Earlier in the year, in Australia, they volunteered to do a DJ workshop through Resident Advisor for around 30 people. The night before, they found themselves wondering what it was that they were actually going to try to pass on to the people who attended. “I think I realised that the thing that's important about DJing is not any of the technical stuff, it's your experiences that you're drawing from. The more you have as a clubber and as a listener and in your relationship with music, then the more you have to share with people, because it's that connection that's like the nexus of what it authentically is to share music.”

They believe artists should be distillations of themselves. Looking at the global scene around them, it’s the artists, collectives and clubs upholding this sense of individuality they are inspired by — the pockets of people who defy trends, homogeneity and cheap hits, and instead build space for genuine diversity, innovation and exchange. It’s the kind of imprint that they too would like to leave behind. 

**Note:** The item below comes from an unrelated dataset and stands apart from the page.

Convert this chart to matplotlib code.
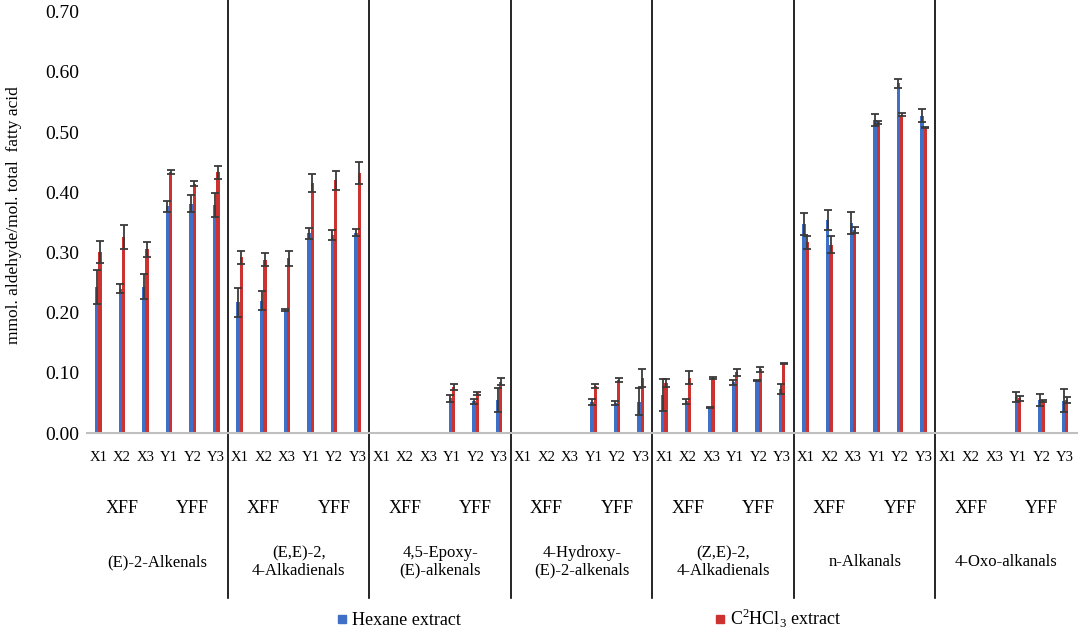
import matplotlib
matplotlib.use("Agg")
import matplotlib.pyplot as plt
from matplotlib.lines import Line2D
import numpy as np

nan = np.nan

# Aldehyde classes (groups of six samples each)
groups = ["(E)-2-Alkenals", "(E,E)-2,\n4-Alkadienals", "4,5-Epoxy-\n(E)-alkenals",
          "4-Hydroxy-\n(E)-2-alkenals", "(Z,E)-2,\n4-Alkadienals", "n-Alkanals",
          "4-Oxo-alkanals"]
samples = ["X1", "X2", "X3", "Y1", "Y2", "Y3"]
oils = ["XFF", "YFF"]

# Hexane extract
hexane = [0.243, 0.240, 0.243, 0.377, 0.381, 0.379,
          0.217, 0.220, 0.204, 0.332, 0.329, 0.333,
          nan, nan, nan, 0.058, 0.053, 0.055,
          nan, nan, nan, 0.052, 0.050, 0.052,
          0.063, 0.053, 0.042, 0.084, 0.087, 0.073,
          0.347, 0.354, 0.349, 0.520, 0.581, 0.527,
          nan, nan, nan, 0.060, 0.055, 0.054]
hexane_err = [0.028, 0.008, 0.021, 0.009, 0.014, 0.020,
              0.024, 0.016, 0.002, 0.009, 0.009, 0.006,
              0, 0, 0, 0.006, 0.004, 0.020,
              0, 0, 0, 0.005, 0.004, 0.022,
              0.026, 0.004, 0.001, 0.004, 0.001, 0.008,
              0.018, 0.017, 0.018, 0.010, 0.007, 0.011,
              0, 0, 0, 0.008, 0.010, 0.019]

# C2HCl3 extract
chcl3 = [0.301, 0.325, 0.305, 0.434, 0.414, 0.433,
         0.292, 0.288, 0.290, 0.415, 0.420, 0.432,
         nan, nan, nan, 0.076, 0.066, 0.085,
         nan, nan, nan, 0.078, 0.088, 0.092,
         0.083, 0.092, 0.091, 0.101, 0.106, 0.115,
         0.317, 0.313, 0.337, 0.516, 0.529, 0.507,
         nan, nan, nan, 0.058, 0.053, 0.055]
chcl3_err = [0.018, 0.020, 0.012, 0.003, 0.004, 0.011,
             0.011, 0.011, 0.013, 0.015, 0.016, 0.018,
             0, 0, 0, 0.005, 0.002, 0.006,
             0, 0, 0, 0.003, 0.003, 0.015,
             0.007, 0.011, 0.002, 0.006, 0.004, 0.001,
             0.011, 0.014, 0.005, 0.003, 0.003, 0.001,
             0, 0, 0, 0.004, 0.002, 0.005]

plt.rcParams['font.family'] = ['Liberation Serif', 'DejaVu Serif']
plt.rcParams['mathtext.fontset'] = 'custom'
plt.rcParams['mathtext.rm'] = 'Liberation Serif'

blue = '#3F6FC6'
red = '#CC3330'

fig = plt.figure(figsize=(10.84, 6.34), dpi=100)
ax = fig.add_axes([0.0798, 0.317, 0.9137, 0.6645])

n = len(samples)
x = np.arange(len(groups) * n)
w = 0.14
ekw = dict(ecolor='#3A3A3A', elinewidth=1.3, capsize=2.8, capthick=1.3)
ax.bar(x - w / 2, hexane, w, yerr=hexane_err, color=blue, error_kw=ekw)
ax.bar(x + w / 2, chcl3, w, yerr=chcl3_err, color=red, error_kw=ekw)

ax.set_xlim(-0.5, len(x) - 0.5)
ax.set_ylim(0, 0.70)
ax.set_yticks(np.arange(0, 0.71, 0.1))
ax.set_yticklabels([f"{v:.2f}" for v in np.arange(0, 0.71, 0.1)], fontsize=14)
ax.tick_params(axis='y', length=0, pad=5)
ax.set_xticks([])
for s in ['top', 'right', 'left']:
    ax.spines[s].set_visible(False)
ax.spines['bottom'].set_color('#BFBFBF')
ax.spines['bottom'].set_linewidth(1.5)

fig.text(14 / 1084, 1 - 215 / 634, "mmol. aldehyde/mol. total  fatty acid",
         rotation=90, ha='center', va='center', fontsize=12.5)

tr = ax.get_xaxis_transform()
for gi, g in enumerate(groups):
    base = gi * n
    for si, s in enumerate(samples):
        ax.text(base + si, -0.057, s, transform=tr, ha='center', va='center',
                fontsize=10.5)
    ax.text(base + 1, -0.18, oils[0], transform=tr, ha='center', va='center',
            fontsize=13)
    ax.text(base + 4, -0.18, oils[1], transform=tr, ha='center', va='center',
            fontsize=13)
    ax.text(base + 2.5, -0.306, g, transform=tr, ha='center', va='center',
            fontsize=12, linespacing=1.1)
    if gi > 0:
        ax.axvline(base - 0.5, ymin=-0.392, ymax=1.028, color='black',
                   lw=1.2, clip_on=False)

handles = [Line2D([], [], marker='s', ls='none', color=blue, markersize=6),
           Line2D([], [], marker='s', ls='none', color=red, markersize=6)]
fig.legend(handles, ["Hexane extract", r"C$^{\mathrm{2}}$HCl$_{\mathrm{3}}$ extract"],
           loc='center', bbox_to_anchor=(589 / 1084, 0.024), ncol=2,
           frameon=False, fontsize=13, handlelength=0.6, handletextpad=0.3,
           columnspacing=14)

fig.savefig("out.png", dpi=100)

“The way I see it, a healthy scene is one that's rooted in a deeper diversity than just representational diversity,” they say. “It's one that's rooted in people bringing their own ideas and influences and who they are as a human, things that aren’t just echoes of whatever's going on and what’s hot at that moment in time. That's the stuff that I get a lot of energy from, and my dream is to be that kind of artist. And if that's your dream, then I guess you hope, when you get to the end of an artistic career, that you leave that dream behind for someone else to agree with... Or supremely disagree with, and do their thing in their own way because of that! For me, that's what makes the creative world, that enriches life in a certain way, go round.”

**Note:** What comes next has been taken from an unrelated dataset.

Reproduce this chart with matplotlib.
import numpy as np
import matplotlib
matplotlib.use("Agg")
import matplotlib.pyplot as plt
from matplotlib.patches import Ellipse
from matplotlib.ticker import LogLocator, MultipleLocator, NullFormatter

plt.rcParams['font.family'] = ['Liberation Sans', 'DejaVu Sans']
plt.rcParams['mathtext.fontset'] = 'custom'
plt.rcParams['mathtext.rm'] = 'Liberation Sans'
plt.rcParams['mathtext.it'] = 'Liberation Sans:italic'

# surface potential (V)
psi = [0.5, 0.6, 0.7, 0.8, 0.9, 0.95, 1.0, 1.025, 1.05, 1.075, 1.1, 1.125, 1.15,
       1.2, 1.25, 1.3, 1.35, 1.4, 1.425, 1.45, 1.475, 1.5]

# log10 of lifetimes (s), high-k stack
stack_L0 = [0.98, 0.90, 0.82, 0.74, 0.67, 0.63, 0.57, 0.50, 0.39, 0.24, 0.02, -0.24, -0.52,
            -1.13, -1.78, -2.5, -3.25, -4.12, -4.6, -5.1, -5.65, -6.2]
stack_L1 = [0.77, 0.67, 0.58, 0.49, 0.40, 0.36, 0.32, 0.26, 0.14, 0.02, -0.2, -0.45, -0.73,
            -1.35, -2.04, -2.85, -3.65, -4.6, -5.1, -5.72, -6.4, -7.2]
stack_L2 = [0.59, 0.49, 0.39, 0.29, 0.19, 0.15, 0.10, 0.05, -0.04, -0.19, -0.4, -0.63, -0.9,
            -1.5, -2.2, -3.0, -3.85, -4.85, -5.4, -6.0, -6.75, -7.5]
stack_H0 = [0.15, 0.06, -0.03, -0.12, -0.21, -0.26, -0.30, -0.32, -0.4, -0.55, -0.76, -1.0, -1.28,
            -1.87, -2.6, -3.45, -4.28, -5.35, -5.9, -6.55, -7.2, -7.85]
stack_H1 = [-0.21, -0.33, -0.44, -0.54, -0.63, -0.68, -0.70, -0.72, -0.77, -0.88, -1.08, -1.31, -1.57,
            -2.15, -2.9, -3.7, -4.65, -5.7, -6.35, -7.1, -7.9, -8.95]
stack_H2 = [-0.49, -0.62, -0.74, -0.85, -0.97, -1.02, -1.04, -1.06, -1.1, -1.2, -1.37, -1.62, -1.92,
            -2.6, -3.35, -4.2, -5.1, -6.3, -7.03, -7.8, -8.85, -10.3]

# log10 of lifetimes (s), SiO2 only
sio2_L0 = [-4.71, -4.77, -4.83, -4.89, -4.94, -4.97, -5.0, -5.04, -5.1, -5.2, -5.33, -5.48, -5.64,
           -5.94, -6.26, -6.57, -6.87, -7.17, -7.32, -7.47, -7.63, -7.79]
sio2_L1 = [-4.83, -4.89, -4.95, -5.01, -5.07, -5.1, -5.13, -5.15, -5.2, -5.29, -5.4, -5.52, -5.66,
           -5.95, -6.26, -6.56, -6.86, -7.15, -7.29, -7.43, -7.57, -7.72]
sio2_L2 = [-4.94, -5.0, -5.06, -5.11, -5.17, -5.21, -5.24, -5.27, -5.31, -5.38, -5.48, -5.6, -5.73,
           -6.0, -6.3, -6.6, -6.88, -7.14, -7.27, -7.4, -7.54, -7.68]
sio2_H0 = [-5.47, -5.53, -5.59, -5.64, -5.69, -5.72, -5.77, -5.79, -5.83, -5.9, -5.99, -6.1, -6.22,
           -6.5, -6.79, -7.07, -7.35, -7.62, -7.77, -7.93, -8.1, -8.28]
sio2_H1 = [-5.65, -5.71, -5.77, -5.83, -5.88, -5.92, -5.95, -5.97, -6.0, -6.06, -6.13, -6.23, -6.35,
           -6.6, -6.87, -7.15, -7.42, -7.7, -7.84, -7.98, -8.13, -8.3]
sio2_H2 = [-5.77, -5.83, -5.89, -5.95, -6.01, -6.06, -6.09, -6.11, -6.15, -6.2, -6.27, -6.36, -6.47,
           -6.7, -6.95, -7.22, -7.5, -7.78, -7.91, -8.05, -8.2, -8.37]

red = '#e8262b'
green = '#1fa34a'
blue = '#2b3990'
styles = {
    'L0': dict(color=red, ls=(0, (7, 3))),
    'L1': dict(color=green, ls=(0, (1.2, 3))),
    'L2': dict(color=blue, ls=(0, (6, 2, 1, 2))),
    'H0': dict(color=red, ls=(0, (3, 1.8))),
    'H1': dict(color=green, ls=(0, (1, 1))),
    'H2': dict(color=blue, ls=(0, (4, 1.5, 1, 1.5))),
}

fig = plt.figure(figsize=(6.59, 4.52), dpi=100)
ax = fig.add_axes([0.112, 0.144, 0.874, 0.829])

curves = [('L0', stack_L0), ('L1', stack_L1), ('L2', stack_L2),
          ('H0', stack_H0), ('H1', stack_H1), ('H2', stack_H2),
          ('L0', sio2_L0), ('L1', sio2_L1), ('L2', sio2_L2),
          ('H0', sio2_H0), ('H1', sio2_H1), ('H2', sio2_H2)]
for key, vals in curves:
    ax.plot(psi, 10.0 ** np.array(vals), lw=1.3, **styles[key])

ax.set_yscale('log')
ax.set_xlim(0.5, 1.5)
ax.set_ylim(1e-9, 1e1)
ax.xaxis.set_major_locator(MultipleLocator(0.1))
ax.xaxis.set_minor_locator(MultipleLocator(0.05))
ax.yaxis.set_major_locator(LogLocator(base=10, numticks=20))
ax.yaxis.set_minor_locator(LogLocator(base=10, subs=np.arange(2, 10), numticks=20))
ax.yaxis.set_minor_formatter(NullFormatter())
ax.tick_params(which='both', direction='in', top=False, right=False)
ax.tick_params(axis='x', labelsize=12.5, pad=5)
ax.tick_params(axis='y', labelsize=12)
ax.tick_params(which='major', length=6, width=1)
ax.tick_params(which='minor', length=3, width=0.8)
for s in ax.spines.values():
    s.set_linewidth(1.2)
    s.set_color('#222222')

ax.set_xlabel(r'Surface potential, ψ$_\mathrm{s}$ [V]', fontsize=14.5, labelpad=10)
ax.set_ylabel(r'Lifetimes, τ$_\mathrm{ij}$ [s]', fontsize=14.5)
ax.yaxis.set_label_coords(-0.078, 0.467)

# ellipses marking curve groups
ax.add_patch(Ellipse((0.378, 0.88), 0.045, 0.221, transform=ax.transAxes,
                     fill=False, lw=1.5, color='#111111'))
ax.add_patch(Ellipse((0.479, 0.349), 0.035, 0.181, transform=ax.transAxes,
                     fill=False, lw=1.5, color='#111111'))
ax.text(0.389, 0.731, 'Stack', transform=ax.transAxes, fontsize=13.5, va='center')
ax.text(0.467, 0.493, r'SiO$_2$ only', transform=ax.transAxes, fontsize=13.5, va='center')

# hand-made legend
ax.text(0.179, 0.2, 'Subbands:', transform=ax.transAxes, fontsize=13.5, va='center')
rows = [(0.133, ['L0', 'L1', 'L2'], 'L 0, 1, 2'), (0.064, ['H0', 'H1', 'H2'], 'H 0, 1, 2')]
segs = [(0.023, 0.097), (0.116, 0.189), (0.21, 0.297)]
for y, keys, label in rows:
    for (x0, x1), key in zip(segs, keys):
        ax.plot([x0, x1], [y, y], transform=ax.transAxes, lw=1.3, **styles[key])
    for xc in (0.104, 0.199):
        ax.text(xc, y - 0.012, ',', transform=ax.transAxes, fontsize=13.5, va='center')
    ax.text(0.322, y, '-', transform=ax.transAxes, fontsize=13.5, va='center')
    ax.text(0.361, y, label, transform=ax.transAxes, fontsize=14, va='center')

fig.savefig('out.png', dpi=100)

Sat on a bench at the edge of the Heath, close to where we began, conversation turns to the future, something Seaton admits they only ever really think about in “neurotic terms”. They’re more content with living in the present, and at the moment, they’re finding joy in hearing incredible live music (shout out to Lana Del Rey), making art, and playing some of the best DJ sets of their career. After we say goodbye, they’re going to see some friends, before flying back to Berlin to prepare a bag of records for their vinyl-only slot at Houghton festival. Videos posted in the aftermath portray an artist in their element amongst the trees, in total sync with who they are in that moment, tearing the absolute roof off the place.